A donc germé l’idée terrible d’Erdogan : puisqu’il faut montrer une volonté politique et militaire contre Daech, une campagne contre le « terrorisme » va être lancée, dans laquelle il y inclut les organisations kurdes. D’où l’offensive déclenchée dans le sud-est du pays tout de suite après les élections du mois de juin 2015. Un scrutin marqué par une forte percée du Parti démocratique des peuples (HDP qui soutient la revendication kurde), au détriment de l’AKP. Depuis, c’est un véritable terrorisme d’État qui s’exerce contre les populations, soumises aux sièges, aux couvre-feux, aux arrestations. Ces derniers jours, sous couvert d’une opération antidrogue, des milliers de soldats turcs ont été déployés autour de Lice, qui se trouve dans la délimitation administrative de Diyarbakir. Le 18 juin, les espaces ruraux ont été bombardés par des avions militaires. Les opérations terrestres sont également menées par les forces spéciales. Dans certains villages, la population est interdite de quitter les lieux, dans d’autres, elle a été forcée d’évacuer. Certaines maisons vidées sont détruites. Les forêts et terrains sont incendiés. Samedi, 80 personnes, dont les députées HDP Sibel Yigitalp et Nursel Aydogan, ont tenté de se rendre sur place mais ont été arrêtées et placées en garde à vue.
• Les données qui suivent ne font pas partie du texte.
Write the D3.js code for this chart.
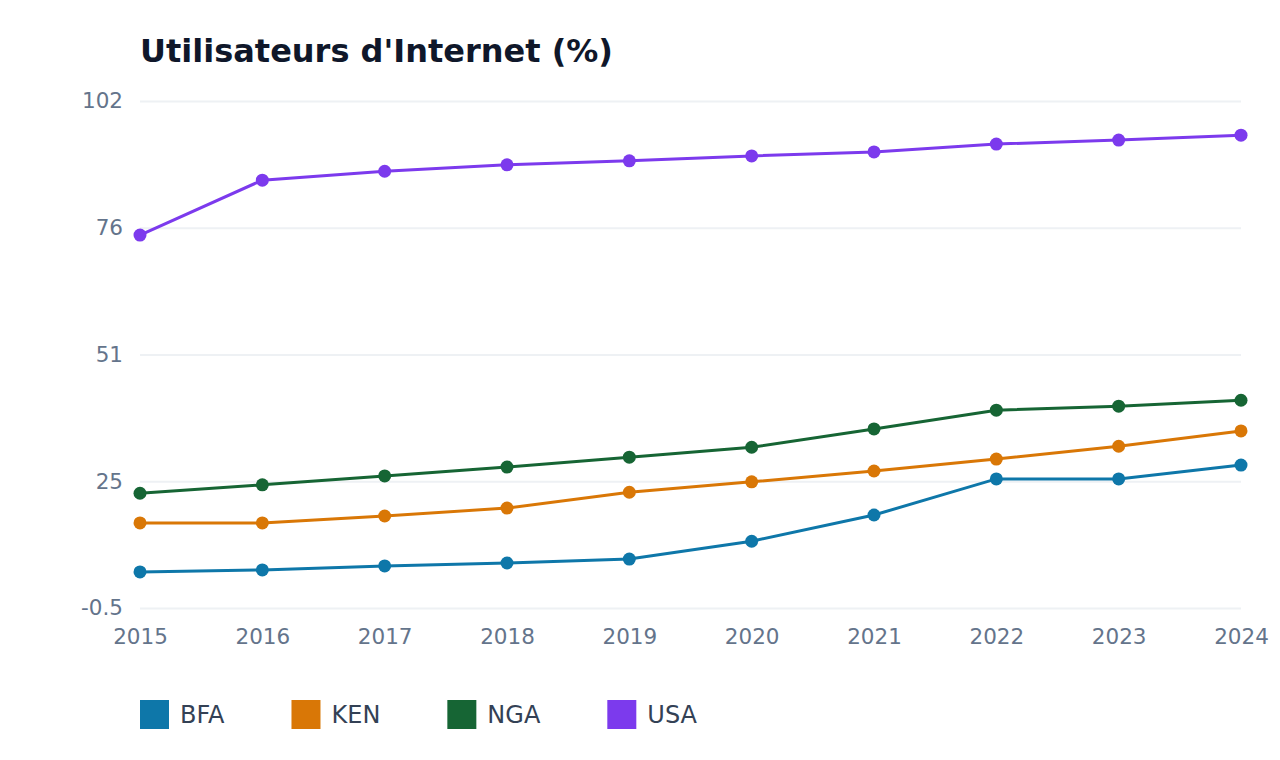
<!DOCTYPE html>
<html>
<head>
<meta charset="utf-8">
<script src="https://cdn.jsdelivr.net/npm/d3@7"></script>
<style>
  body { margin: 0; background: #fff; font-family: "DejaVu Sans", sans-serif; }
</style>
</head>
<body>
<svg id="chart"></svg>
<script>
// chart data
const years = [2015, 2016, 2017, 2018, 2019, 2020, 2021, 2022, 2023, 2024]
const seriesNames = ["BFA", "KEN", "NGA", "USA"]
const bfa = [6.8, 7.2, 8.0, 8.6, 9.4, 13.0, 18.3, 25.6, 25.6, 28.4]
const ken = [16.7, 16.7, 18.1, 19.7, 22.9, 25.0, 27.2, 29.6, 32.2, 35.3]
const nga = [22.7, 24.4, 26.2, 28.0, 30.0, 32.0, 35.7, 39.5, 40.3, 41.5]
const usa = [74.9, 86.0, 87.8, 89.1, 89.9, 90.9, 91.7, 93.3, 94.1, 95.1]
const yTicks = [-0.5, 25.125, 50.75, 76.375, 102]
const yTickLabels = ["-0.5", "25", "51", "76", "102"]
const colors = ["#0e77a9", "#d97706", "#166534", "#7c3aed"]

const seriesValues = [bfa, ken, nga, usa]
const series = seriesNames.map((name, i) => ({
  name: name,
  color: colors[i],
  values: years.map((y, j) => ({ year: y, value: seriesValues[i][j] }))
}))

const outerWidth = 1280, outerHeight = 760
const margin = { top: 101, right: 39, bottom: 152, left: 140 }
const width = outerWidth - margin.left - margin.right,
  height = outerHeight - margin.top - margin.bottom

const svg = d3.select("#chart")
  .attr("width", outerWidth)
  .attr("height", outerHeight)

svg.append("text")
  .attr("x", 140)
  .attr("y", 62)
  .style("font-size", "32px")
  .style("font-weight", "bold")
  .style("fill", "#0f172a")
  .text("Utilisateurs d'Internet (%)")

const plotArea = svg.append("g").attr("transform", "translate(" + margin.left + "," + margin.top + ")")

const xScale = d3.scaleLinear()
  .domain(d3.extent(years))
  .range([0, width])

const yScale = d3.scaleLinear()
  .domain([-0.5, 102])
  .range([height, 0])

// grid lines + y labels
const yAxis = d3.axisLeft(yScale)
  .tickValues(yTicks)
  .tickSize(-width)
  .tickPadding(17)
  .tickFormat((d, i) => yTickLabels[i])
const yG = plotArea.append("g").attr("class", "y axis").call(yAxis)
yG.select(".domain").remove()
yG.selectAll("line").style("stroke", "#eef1f4").style("stroke-width", 2)
yG.selectAll("text")
  .style("font-size", "21.5px")
  .style("font-family", "DejaVu Sans, sans-serif")
  .style("fill", "#64748b")

const xAxis = d3.axisBottom(xScale)
  .tickValues(years)
  .tickFormat(d3.format("d"))
  .tickSize(0)
  .tickPadding(21)
const xG = plotArea.append("g")
  .attr("class", "x axis")
  .attr("transform", "translate(0," + height + ")")
  .call(xAxis)
xG.select(".domain").remove()
xG.selectAll("text")
  .style("font-size", "21.5px")
  .style("font-family", "DejaVu Sans, sans-serif")
  .style("fill", "#64748b")

const line = d3.line()
  .x((d) => xScale(d.year))
  .y((d) => yScale(d.value))

const groups = plotArea.selectAll(".series")
  .data(series)
  .enter().append("g")
  .attr("class", "series")

groups.append("path")
  .attr("d", (d) => line(d.values))
  .style("fill", "none")
  .style("stroke", (d) => d.color)
  .style("stroke-width", 3)

groups.selectAll("circle")
  .data((d) => d.values.map((v) => ({ ...v, color: d.color })))
  .enter().append("circle")
  .attr("cx", (d) => xScale(d.year))
  .attr("cy", (d) => yScale(d.value))
  .attr("r", 6.5)
  .style("fill", (d) => d.color)

// legend
const legend = svg.append("g").attr("transform", "translate(140,700)")
let lx = 0
series.forEach((s) => {
  const item = legend.append("g").attr("transform", "translate(" + lx + ",0)")
  item.append("rect")
    .attr("width", 29)
    .attr("height", 29)
    .style("fill", s.color)
  const t = item.append("text")
    .attr("x", 40)
    .attr("y", 23)
    .style("font-size", "24px")
    .style("fill", "#334155")
    .text(s.name)
  lx += 40 + t.node().getComputedTextLength() + 67
})
</script>
</body>
</html>
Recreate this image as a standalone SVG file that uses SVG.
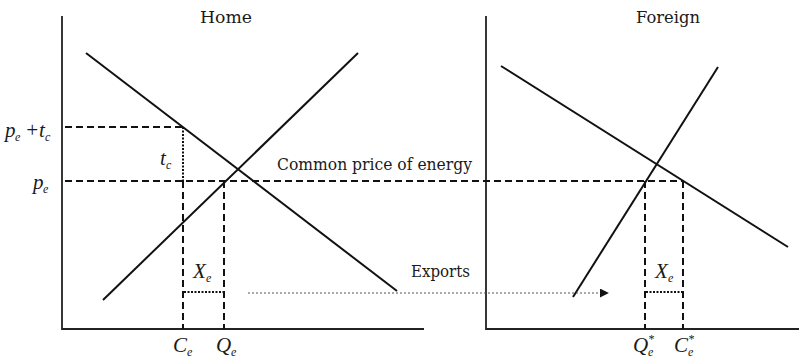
<svg xmlns="http://www.w3.org/2000/svg" width="799" height="364" viewBox="0 0 799 364">
<defs>
<style>
.ax{stroke:#222;stroke-width:1.8;fill:none}
.cv{stroke:#111;stroke-width:2;fill:none}
.dash{stroke:#111;stroke-width:2;stroke-dasharray:7 4;fill:none}
.dot{stroke:#111;stroke-width:2;stroke-dasharray:2 1.5;fill:none}
.fine{stroke:#555;stroke-width:1.2;stroke-dasharray:2 2;fill:none}
.t{font-family:"DejaVu Serif","Liberation Serif",serif;font-size:16px;fill:#1a1a1a}
.h{font-family:"DejaVu Serif","Liberation Serif",serif;font-size:17px;fill:#1a1a1a}
.m{font-family:"Liberation Serif",serif;font-style:italic;font-size:21px;fill:#1a1a1a}
.s{font-family:"Liberation Serif",serif;font-style:italic;font-size:12px;fill:#1a1a1a}
</style>
<marker id="arr" viewBox="0 0 10 10" refX="9" refY="5" markerWidth="9" markerHeight="9" markerUnits="userSpaceOnUse" orient="auto">
<path d="M0,0 L10,5 L0,10 z" fill="#111"/>
</marker>
</defs>
<rect width="799" height="364" fill="#fff"/>
<g id="home-axes">
<path class="ax" d="M62,16 V329 H424"/>
<text class="h" x="226" y="23" text-anchor="middle" textLength="52" lengthAdjust="spacingAndGlyphs">Home</text>
</g>
<g id="foreign-axes">
<path class="ax" d="M486,16 V329 H799"/>
<text class="h" x="668" y="23" text-anchor="middle" textLength="64" lengthAdjust="spacingAndGlyphs">Foreign</text>
</g>
<g id="home-demand"><line class="cv" x1="86" y1="53" x2="397" y2="291"/></g>
<g id="home-supply"><line class="cv" x1="103" y1="300" x2="358" y2="53"/></g>
<g id="foreign-demand"><line class="cv" x1="501" y1="66" x2="788" y2="247"/></g>
<g id="foreign-supply"><line class="cv" x1="573" y1="297" x2="718" y2="67"/></g>
<g id="connectors">
<line class="dash" x1="65" y1="127" x2="183" y2="127"/>
<line class="dot" x1="183" y1="127" x2="183" y2="181"/>
<line class="dash" x1="65" y1="181" x2="683" y2="181"/>
<line class="dash" x1="183" y1="181" x2="183" y2="329"/>
<line class="dash" x1="224" y1="181" x2="224" y2="329"/>
<line class="dash" x1="645" y1="181" x2="645" y2="329"/>
<line class="dash" x1="683" y1="181" x2="683" y2="329"/>
<line class="dot" x1="184" y1="292" x2="224" y2="292"/>
<line class="dot" x1="646" y1="292" x2="683" y2="292"/>
<line class="fine" x1="248" y1="293" x2="608" y2="293" marker-end="url(#arr)"/>
</g>
<g id="labels">
<text class="m" x="5" y="137">p</text><text class="s" x="15" y="141">e</text>
<text class="m" x="25" y="137">+</text><text class="m" x="39" y="137">t</text><text class="s" x="45" y="141">c</text>
<text class="m" x="33" y="189">p</text><text class="s" x="43" y="193">e</text>
<text class="m" x="160" y="165">t</text><text class="s" x="166" y="169">c</text>
<text class="t" x="277" y="170" textLength="195" lengthAdjust="spacingAndGlyphs">Common price of energy</text>
<text class="t" x="411" y="277" textLength="59" lengthAdjust="spacingAndGlyphs">Exports</text>
<text class="m" x="193" y="278">X</text><text class="s" x="206" y="282">e</text>
<text class="m" x="655" y="278">X</text><text class="s" x="668" y="282">e</text>
<text class="m" x="173" y="352">C</text><text class="s" x="187" y="356">e</text>
<text class="m" x="216" y="352">Q</text><text class="s" x="231" y="356">e</text>
<text class="m" x="633" y="352">Q</text><text class="s" x="648" y="356">e</text><text class="s" x="648" y="343">*</text>
<text class="m" x="674" y="352">C</text><text class="s" x="688" y="356">e</text><text class="s" x="688" y="343">*</text>
</g>
</svg>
Erdogan pourrait s’en servir pour poursuive ses actions militaires contre les Kurdes

Comme Ben Laden qui s’était retourné contre ses maîtres américains, Daech aujourd’hui veut déstabiliser la Turquie et ouvrir de nouveaux fronts. Au final, les attaques de l’EI renforceront le pouvoir de plus en plus autoritaire d’Erdogan. Fidèle parmi les fidèles, son premier ministre, Ahmet Davutoglu, a démissionné au mois de mai. Dernièrement, celui-ci évoquait un probable retour à la table des négociations avec le PKK. « Il n’y a rien à négocier », avait alors coupé net celui que tout le monde considère comme un nouveau calife. Et il est à craindre que, sous prétexte de lutte contre Daech, et en surfant sur l’émotion internationale, Erdogan ne poursuive ses actions militaires en territoire syrien, pour empêcher toute formation de province kurde à ses portes. Les malheureuses victimes de l’attentat d’Istanbul n’ont pas besoin de cela.